Sinking their life savings into a home purchase is a risk many Canadians would be willing to take, especially when mortgage rates are at or below historical norms.

But a negative view of the economy and one’s own financial situations create a potential drag on housing demand. And those views aren’t uncommon:

  • A September United Way-Leger survey found that 48% of Canadians felt the economy would worsen in the next six months. Forty-two percent said they could cover a month or less of expenses if they were to lose their main source of income.
  • The Bank of Canada’s most recent Canadian Survey of Consumer Expectations found that 67% of respondents felt the most serious effect of trade tensions on the economy is still to come. 
  • In an October poll by The Logic/Abacus Data, 44% of Canadians said it’s a bad time to make a major purchase. 

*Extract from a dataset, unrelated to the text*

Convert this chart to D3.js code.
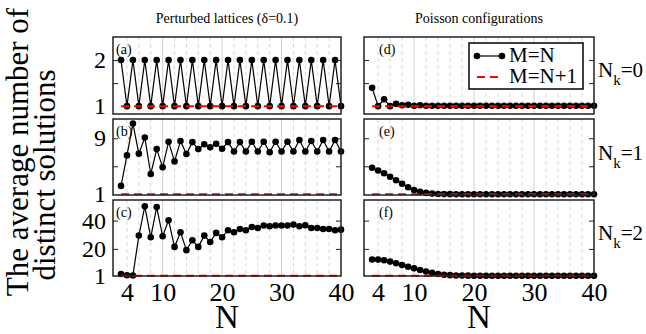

Unless economic sentiment rallies, Canadians will continue to have doubts about homeownership.

A rate hold from the Bank of Canada implies a certain level of economic stability, but it’s a decision based on granular financial data. Until consumers see tangible results in their bank accounts, any upswing in the economy will be theoretical.

Same goes for the housing market.

The bright side, dim as it is

The situation is a little rosier for Canadians in stable financial situations.

Those who can preserve their credit scores and build down payment savings despite the high cost of living are positioned to take advantage of a housing market slightly tilted in their favour. 

Competition has dwindled in the country’s most expensive markets. Inventory’s up versus last year. Mortgage rates are as low as 3.45%. 

But it’s fair to wonder how many of these buyers exist, and when — or if — their numbers will start rising.